**What is needed**:
Starting at the first line of the listing below, repeat each line up to and including the one containing "6.97, 6.97, 6.96]". Leave out pictures.

________________

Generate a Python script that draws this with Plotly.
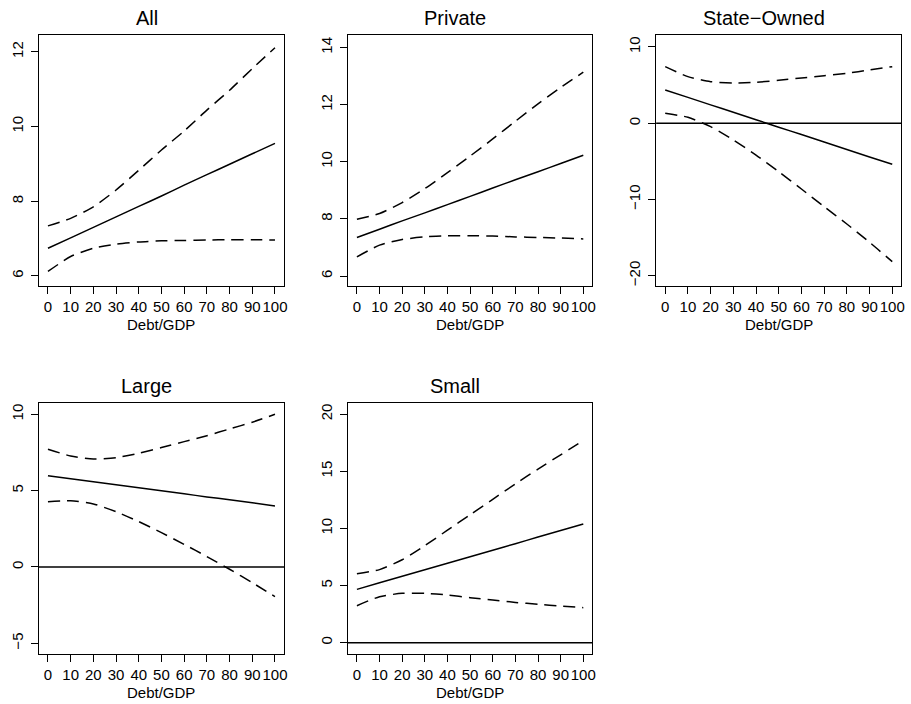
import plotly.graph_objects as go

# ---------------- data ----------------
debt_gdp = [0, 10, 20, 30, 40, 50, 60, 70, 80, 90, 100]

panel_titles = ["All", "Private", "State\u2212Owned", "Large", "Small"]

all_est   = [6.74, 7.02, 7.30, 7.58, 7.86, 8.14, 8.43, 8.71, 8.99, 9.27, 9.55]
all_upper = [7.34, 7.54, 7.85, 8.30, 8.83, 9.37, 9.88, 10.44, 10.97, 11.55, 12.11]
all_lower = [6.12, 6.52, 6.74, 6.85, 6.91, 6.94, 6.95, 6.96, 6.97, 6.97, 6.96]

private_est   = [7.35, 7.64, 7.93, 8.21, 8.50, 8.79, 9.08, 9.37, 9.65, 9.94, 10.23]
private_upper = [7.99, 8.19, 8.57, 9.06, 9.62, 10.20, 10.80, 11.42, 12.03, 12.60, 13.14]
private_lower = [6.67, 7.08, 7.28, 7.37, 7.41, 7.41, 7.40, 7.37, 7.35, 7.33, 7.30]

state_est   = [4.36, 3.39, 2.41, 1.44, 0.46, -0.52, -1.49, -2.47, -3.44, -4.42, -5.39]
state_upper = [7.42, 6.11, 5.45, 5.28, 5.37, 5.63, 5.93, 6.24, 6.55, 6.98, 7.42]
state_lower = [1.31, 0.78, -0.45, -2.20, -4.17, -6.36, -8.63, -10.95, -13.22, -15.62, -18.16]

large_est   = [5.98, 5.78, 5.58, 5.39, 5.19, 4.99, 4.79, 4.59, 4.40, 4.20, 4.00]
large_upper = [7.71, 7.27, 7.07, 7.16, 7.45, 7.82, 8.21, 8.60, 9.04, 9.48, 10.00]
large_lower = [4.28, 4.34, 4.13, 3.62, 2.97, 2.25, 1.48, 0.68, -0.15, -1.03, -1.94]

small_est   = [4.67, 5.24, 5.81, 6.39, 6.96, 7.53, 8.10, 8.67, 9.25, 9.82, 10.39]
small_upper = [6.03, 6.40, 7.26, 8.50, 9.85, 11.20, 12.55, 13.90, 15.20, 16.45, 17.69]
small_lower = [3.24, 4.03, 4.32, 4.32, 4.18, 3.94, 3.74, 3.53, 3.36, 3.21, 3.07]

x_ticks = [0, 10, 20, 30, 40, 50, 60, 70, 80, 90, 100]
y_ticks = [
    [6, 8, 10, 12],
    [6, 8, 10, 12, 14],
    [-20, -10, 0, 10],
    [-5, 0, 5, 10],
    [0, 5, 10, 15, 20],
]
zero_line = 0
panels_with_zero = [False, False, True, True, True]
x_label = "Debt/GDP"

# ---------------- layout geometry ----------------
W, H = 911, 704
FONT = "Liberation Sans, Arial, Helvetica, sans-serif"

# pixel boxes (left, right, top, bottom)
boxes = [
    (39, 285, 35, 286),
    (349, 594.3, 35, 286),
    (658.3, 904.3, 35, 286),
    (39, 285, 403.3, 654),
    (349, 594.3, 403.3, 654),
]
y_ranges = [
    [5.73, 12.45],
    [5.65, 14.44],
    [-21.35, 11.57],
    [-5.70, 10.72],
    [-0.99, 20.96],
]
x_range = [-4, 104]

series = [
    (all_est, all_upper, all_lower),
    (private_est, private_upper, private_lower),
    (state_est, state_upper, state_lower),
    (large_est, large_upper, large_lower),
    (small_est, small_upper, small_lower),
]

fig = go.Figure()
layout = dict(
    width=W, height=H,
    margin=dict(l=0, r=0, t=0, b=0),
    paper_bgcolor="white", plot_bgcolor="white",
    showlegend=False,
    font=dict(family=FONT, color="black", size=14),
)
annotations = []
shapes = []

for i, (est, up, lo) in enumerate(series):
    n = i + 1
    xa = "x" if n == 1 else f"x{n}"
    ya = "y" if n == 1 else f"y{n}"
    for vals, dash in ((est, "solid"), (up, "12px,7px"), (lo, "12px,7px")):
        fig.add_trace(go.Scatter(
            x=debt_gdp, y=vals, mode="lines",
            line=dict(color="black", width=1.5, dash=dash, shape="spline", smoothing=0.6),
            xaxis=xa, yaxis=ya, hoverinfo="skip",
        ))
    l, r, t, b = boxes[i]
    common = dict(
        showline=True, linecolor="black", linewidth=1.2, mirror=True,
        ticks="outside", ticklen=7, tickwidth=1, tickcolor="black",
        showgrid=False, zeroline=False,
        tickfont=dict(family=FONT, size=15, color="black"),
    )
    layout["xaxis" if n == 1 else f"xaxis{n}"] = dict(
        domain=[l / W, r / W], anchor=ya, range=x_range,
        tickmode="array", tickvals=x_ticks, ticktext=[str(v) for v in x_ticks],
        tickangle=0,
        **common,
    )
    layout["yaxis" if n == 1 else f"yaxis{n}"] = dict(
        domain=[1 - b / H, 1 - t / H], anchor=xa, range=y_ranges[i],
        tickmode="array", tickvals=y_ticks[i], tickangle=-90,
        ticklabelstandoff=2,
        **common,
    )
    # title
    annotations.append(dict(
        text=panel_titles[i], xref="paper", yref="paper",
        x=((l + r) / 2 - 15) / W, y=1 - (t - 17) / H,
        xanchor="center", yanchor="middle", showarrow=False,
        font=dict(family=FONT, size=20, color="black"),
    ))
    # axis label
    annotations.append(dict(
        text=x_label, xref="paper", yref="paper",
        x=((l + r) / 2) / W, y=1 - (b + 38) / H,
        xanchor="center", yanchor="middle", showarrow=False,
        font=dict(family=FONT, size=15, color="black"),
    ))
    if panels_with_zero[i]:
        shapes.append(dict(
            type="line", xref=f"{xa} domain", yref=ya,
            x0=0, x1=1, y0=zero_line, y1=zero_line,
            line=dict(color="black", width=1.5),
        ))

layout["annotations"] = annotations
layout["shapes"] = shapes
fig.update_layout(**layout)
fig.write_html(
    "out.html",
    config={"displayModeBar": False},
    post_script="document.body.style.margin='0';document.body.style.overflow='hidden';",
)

________________

**The answer**:
Generate a Python script that draws this with Plotly.
import plotly.graph_objects as go

# ---------------- data ----------------
debt_gdp = [0, 10, 20, 30, 40, 50, 60, 70, 80, 90, 100]

panel_titles = ["All", "Private", "State\u2212Owned", "Large", "Small"]

all_est   = [6.74, 7.02, 7.30, 7.58, 7.86, 8.14, 8.43, 8.71, 8.99, 9.27, 9.55]
all_upper = [7.34, 7.54, 7.85, 8.30, 8.83, 9.37, 9.88, 10.44, 10.97, 11.55, 12.11]
all_lower = [6.12, 6.52, 6.74, 6.85, 6.91, 6.94, 6.95, 6.96, 6.97, 6.97, 6.96]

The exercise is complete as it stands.